Finalmente cada quien puede decir o callar lo que guste sobre hombres como el doctor Corona Páez, pues las que cuentan, las que permanecen, son las obras y no el mezquino vocerío que a veces despiertan alrededor. Él, nuestro más destacado historiador, recibió ayer la medalla Magdalena Mondragón y con ello obtuvo en su tierra lo que en otras latitudes (Portugal, España, EUA, Chile, Argentina) ya le han otorgado.
Hace unos seis años escribí esto, y nunca le he dado la difusión que ahora juzgo oportuna: “En 1994 conocí a mi amigo Sergio Antonio Corona. Recuerdo que desde el inicio me pareció un hombre vocado para bucear en el pretérito.
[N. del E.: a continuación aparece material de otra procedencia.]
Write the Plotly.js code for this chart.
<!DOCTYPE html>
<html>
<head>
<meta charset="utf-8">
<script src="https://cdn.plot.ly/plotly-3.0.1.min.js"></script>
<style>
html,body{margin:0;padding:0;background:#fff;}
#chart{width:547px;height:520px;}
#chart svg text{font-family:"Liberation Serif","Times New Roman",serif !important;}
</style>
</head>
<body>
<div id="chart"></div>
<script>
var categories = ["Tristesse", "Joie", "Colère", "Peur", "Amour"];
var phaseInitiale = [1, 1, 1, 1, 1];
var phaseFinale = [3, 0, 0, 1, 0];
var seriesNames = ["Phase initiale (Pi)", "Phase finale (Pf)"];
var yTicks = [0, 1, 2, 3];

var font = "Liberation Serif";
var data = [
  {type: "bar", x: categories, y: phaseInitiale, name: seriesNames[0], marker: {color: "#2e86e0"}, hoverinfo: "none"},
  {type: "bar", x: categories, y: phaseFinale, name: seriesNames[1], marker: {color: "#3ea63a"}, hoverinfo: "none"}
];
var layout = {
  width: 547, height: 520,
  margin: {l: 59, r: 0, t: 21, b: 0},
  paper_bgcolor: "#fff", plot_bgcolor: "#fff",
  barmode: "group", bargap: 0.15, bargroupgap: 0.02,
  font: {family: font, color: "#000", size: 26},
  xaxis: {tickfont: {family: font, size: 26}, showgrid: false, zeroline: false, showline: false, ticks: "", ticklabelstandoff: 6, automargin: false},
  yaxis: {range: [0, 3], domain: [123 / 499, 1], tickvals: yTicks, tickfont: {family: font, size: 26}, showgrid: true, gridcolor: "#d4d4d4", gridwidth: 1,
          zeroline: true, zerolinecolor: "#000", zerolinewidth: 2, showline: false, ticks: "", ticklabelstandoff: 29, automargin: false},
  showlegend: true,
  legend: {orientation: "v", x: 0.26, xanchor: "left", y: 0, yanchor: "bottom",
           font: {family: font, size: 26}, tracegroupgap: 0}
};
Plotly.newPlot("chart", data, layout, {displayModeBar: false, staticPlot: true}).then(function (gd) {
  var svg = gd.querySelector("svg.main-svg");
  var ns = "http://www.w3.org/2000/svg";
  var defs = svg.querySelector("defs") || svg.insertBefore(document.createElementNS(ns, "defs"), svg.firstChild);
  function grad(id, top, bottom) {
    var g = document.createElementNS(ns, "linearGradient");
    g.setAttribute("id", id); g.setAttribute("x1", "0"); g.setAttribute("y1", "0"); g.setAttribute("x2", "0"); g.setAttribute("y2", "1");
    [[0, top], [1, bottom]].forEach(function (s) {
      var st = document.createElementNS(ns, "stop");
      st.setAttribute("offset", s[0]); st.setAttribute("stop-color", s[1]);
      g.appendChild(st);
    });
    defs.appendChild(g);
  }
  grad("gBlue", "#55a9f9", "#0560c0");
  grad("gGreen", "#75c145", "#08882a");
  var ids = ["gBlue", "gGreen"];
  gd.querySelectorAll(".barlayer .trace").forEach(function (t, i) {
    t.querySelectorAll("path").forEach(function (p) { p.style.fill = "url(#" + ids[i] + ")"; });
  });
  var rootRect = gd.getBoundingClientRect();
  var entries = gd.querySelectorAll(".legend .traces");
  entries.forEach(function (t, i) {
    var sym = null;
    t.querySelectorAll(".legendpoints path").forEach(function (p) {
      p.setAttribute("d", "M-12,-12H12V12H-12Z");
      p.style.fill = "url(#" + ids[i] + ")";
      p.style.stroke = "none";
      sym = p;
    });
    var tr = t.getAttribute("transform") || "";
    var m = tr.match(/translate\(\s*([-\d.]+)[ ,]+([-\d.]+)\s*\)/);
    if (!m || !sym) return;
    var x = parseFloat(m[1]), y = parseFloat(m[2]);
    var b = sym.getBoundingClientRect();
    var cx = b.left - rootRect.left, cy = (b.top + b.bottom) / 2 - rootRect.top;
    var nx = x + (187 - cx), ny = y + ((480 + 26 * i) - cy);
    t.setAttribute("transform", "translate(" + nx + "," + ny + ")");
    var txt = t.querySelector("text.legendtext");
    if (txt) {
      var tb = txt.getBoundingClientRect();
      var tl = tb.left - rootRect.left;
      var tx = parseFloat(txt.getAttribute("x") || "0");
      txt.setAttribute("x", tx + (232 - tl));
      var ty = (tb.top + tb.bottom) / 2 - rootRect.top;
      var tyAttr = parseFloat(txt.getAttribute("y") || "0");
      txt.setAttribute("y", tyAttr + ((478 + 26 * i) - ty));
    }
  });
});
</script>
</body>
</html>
Muy pronto advertí sus facultades, su amor por la Colonia, su pasión por el pasado de nuestras tierras, su sosegada inquietud de historiador esmerado y silencioso, íntimamente feliz con el frecuente descubrimiento de referencias en papelones amarillentos que a la mayoría no dicen nada.
Más delante supe otro tanto: que estudió comunicación en el ITESO, que era maestro de la UIA y había trabajado en centros de investigación; además, que era genealogista y paleógrafo, dos actividades que lo inclinaban decididamente al estudio de la historia.
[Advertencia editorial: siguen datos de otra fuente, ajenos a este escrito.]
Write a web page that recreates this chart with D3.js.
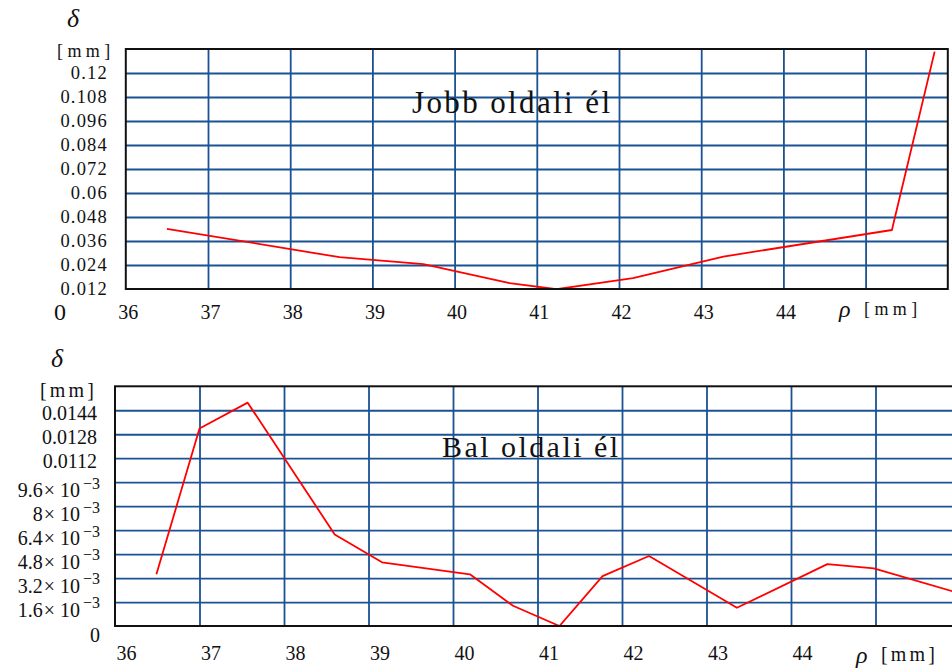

Luego hubo un paréntesis —quizá del 98 al 99— en el que dejé de verlo y en el que nos encontrábamos con cierta esporadicidad, pero siempre con un saludo cordial y mutuas palabras de aliento. Para entonces, Sergio agregaba el doctorado a sus rigurosos estudios y coordinaba ya el Archivo Histórico de la UIA Laguna. A mediados de 2000, el azar y sus carambolas me abrió una fuente de trabajo en ese Archivo y fue entonces cuando la cercanía de Corona Páez se convirtió en afianzador de mi amistad hacia él y de mi afecto por la historia, disciplina en la que siempre me consideraré un amateur.
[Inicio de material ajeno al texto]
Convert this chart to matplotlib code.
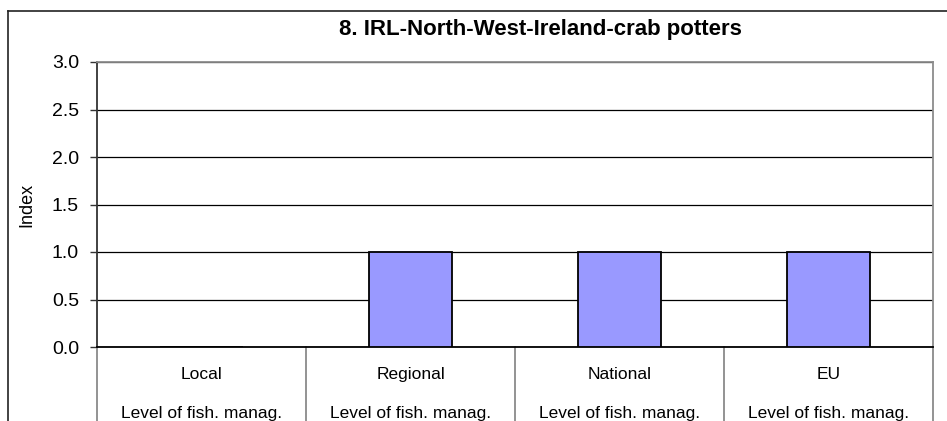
import matplotlib.pyplot as plt
from matplotlib.lines import Line2D

plt.rcParams['font.family'] = ['Liberation Sans', 'DejaVu Sans']

categories = ["Local", "Regional", "National", "EU"]
values = [0.0, 1.0, 1.0, 1.0]
group_label = "Level of fish. manag."
title = "8. IRL-North-West-Ireland-crab potters"

W, H = 947, 421
fig = plt.figure(figsize=(W / 100, H / 100), dpi=100)
ax = fig.add_axes([97 / W, (H - 347) / H, 836 / W, 285 / H])

x = range(len(categories))
ax.bar(x, values, width=0.4, color="#9999FF", edgecolor="black", linewidth=1.3, zorder=3)

ax.set_xlim(-0.5, len(categories) - 0.5)
ax.set_ylim(0, 3.0)
ax.set_yticks([0, 0.5, 1.0, 1.5, 2.0, 2.5, 3.0])
ax.set_yticklabels([f"{v:.1f}" for v in ax.get_yticks()], fontsize=14)
ax.tick_params(axis="y", direction="out", length=5, width=1, color="#333333", pad=8)
ax.set_xticks([])
ax.yaxis.grid(True, color="black", linewidth=0.9, zorder=0)
ax.set_ylabel("Index", fontsize=13)
ax.yaxis.set_label_coords(-62 / 836, 0.5)

for side, col in [("left", "#333333"), ("bottom", "black"), ("top", "#8c8c8c"), ("right", "#8c8c8c")]:
    ax.spines[side].set_color(col)
    ax.spines[side].set_linewidth(1.3)

# category table below the axis
trans = ax.get_xaxis_transform()
for i in range(len(categories) + 1):
    ax.add_line(Line2D([i - 0.5, i - 0.5], [0, -0.4], transform=trans, color="#808080",
                       linewidth=1.2, clip_on=False))
for i, name in enumerate(categories):
    ax.text(i, -0.095, name, transform=trans, ha="center", va="center", fontsize=12.5)
    ax.text(i, -0.235, group_label, transform=trans, ha="center", va="center", fontsize=12.5)

fig.text(540 / W, 1 - 30 / H, title, ha="center", va="center", fontsize=16, fontweight="bold")

# chart area frame
fig.add_artist(Line2D([8 / W, 8 / W], [0, 1 - 11 / H], transform=fig.transFigure, color="#222222", linewidth=1.2))
fig.add_artist(Line2D([8 / W, 1], [1 - 11 / H, 1 - 11 / H], transform=fig.transFigure, color="#222222", linewidth=1.2))

fig.savefig("out.png", dpi=100)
¿Qué he aprendido de Sergio en estos meses de diálogo e intercambio de papeles? Mucho, muchísimo, tanto o más que lo que se puede aprender dentro de las aulas. He aprendido alguno que otro dato, he pescado decenas de referencias nuevas, he entendido otras maneras de percibir la historia. Pero eso no importa demasiado. Lo que sí importa es lo otro, el aprendizaje de una actitud ante la vida, la enseñanza de un ser todos los días y en todos los actos. Recuerda Borges —en el prólogo sobre Henríquez Ureña— a un judío que viajó hacia un pueblo remoto no para escuchar al predicador, “sino para ver de qué modo éste se ataba los zapatos”. Toda proporción, Corona Páez es eso para mí: una lección de vida, una actitud noble, apacible, generosa y despierta en un mundo apresurado y modorro, henchido de frivolidad y vacua prisa”.